Innovation is always disruptive to the status quo. It is also difficult to regulate in advance, since it is almost impossible to anticipate or predict the direction it will take. Globally, regulation has always lagged innovation. It is only after a new technology is deployed and starts being adopted at scale that its impact on society and stakeholders can begin to be estimated.

Take trading algorithms. When they were first unleashed on markets, algo traders backed by giant banks of computers introduced unprecedented volatility and even led to some ‘flash crashes’. But regulators eventually found a way to create a place for algos and small retail investors to co-exist.

The same is true for virtually every other major digital technological innovation. From cryptocurrencies to generative AI, it was only after such tech was deployed did governments, industry and regulators begin to get an idea of the kind of disruption they were capable of – both good and bad.

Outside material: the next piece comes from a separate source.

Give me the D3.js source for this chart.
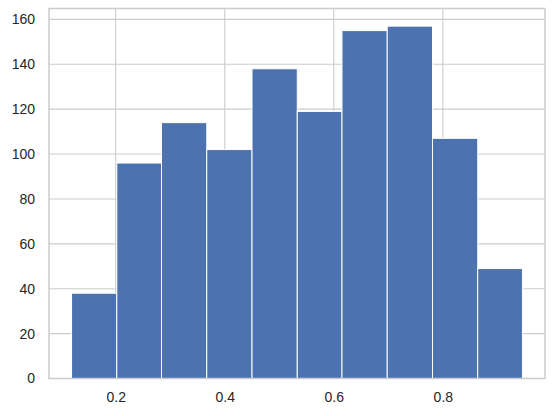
<!DOCTYPE html>
<html>
<head>
<meta charset="utf-8">
<script src="https://cdn.jsdelivr.net/npm/d3@7"></script>
<style>
  body { margin: 0; background: #fff; }
  .tick text { font-family: "Liberation Sans", Arial, sans-serif; font-size: 14px; fill: #262626; }
</style>
</head>
<body>
<div id="chart"></div>
<script>
// histogram bins (edges) and counts
var binEdges = [0.119, 0.202, 0.284, 0.367, 0.450, 0.533, 0.615, 0.698, 0.781, 0.864, 0.946];
var counts = [38, 96, 114, 102, 138, 119, 155, 157, 107, 49];
var xTicks = [0.2, 0.4, 0.6, 0.8];
var yTicks = [0, 20, 40, 60, 80, 100, 120, 140, 160];

var width = 554, height = 416;
var plot = {left: 49, right: 545, top: 8.5, bottom: 378.5};

var bins = counts.map(function(c, i) {
    return {x0: binEdges[i], x1: binEdges[i + 1], count: c};
});

var svg = d3.select("#chart").append("svg")
    .attr("width", width)
    .attr("height", height);

var xPad = (binEdges[binEdges.length - 1] - binEdges[0]) * 0.05;
var x = d3.scaleLinear()
    .domain([binEdges[0] - xPad, binEdges[binEdges.length - 1] + xPad])
    .range([plot.left, plot.right]);
var y = d3.scaleLinear()
    .domain([0, d3.max(counts) * 1.05])
    .range([plot.bottom, plot.top]);

// grid
svg.append("g").selectAll("line")
    .data(xTicks).enter()
    .append("line")
    .attr("x1", function(d) { return x(d); })
    .attr("x2", function(d) { return x(d); })
    .attr("y1", plot.top).attr("y2", plot.bottom)
    .attr("stroke", "#cccccc").attr("stroke-width", 1.1);
svg.append("g").selectAll("line")
    .data(yTicks).enter()
    .append("line")
    .attr("y1", function(d) { return y(d); })
    .attr("y2", function(d) { return y(d); })
    .attr("x1", plot.left).attr("x2", plot.right)
    .attr("stroke", "#cccccc").attr("stroke-width", 1.1);

// bars
svg.append("g").selectAll("rect")
    .data(bins).enter()
    .append("rect")
    .attr("x", function(d) { return x(d.x0); })
    .attr("width", function(d) { return x(d.x1) - x(d.x0); })
    .attr("y", function(d) { return y(d.count); })
    .attr("height", function(d) { return y(0) - y(d.count); })
    .attr("fill", "#4c72b0")
    .attr("stroke", "#ffffff")
    .attr("stroke-width", 1);

// axes (tick labels only, no tick marks)
var xAxis = d3.axisBottom(x).tickValues(xTicks).tickSize(0).tickPadding(14)
    .tickFormat(d3.format(".1f"));
var yAxis = d3.axisLeft(y).tickValues(yTicks).tickSize(0).tickPadding(14)
    .tickFormat(d3.format("d"));

svg.append("g")
    .attr("transform", "translate(0," + plot.bottom + ")")
    .call(xAxis);
svg.append("g")
    .attr("transform", "translate(" + plot.left + ",0)")
    .call(yAxis);
svg.selectAll(".domain").remove();

// frame
svg.append("rect")
    .attr("x", plot.left).attr("y", plot.top)
    .attr("width", plot.right - plot.left).attr("height", plot.bottom - plot.top)
    .attr("fill", "none")
    .attr("stroke", "#cccccc")
    .attr("stroke-width", 1.5);
</script>
</body>
</html>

Arming the government or regulatory authorities with discretionary powers to prohibit certain technologies from the outset will neither foster innovation nor entrepreneurship. That is because the government simply does not have the expertise or bandwidth to assess new and emerging technologies. India should have learned this by now. If India had not been forced to work around the controls imposed on space and rocket technology imposed by advanced economies in the name of limiting the proliferation of strategic arms, it would not have evolved into a global space power capable of landing on the moon.

Formalising such controls in law will have a chilling effect on innovation and will hamper the leveraging of India's skills in IT. Our lawmakers should reconsider this.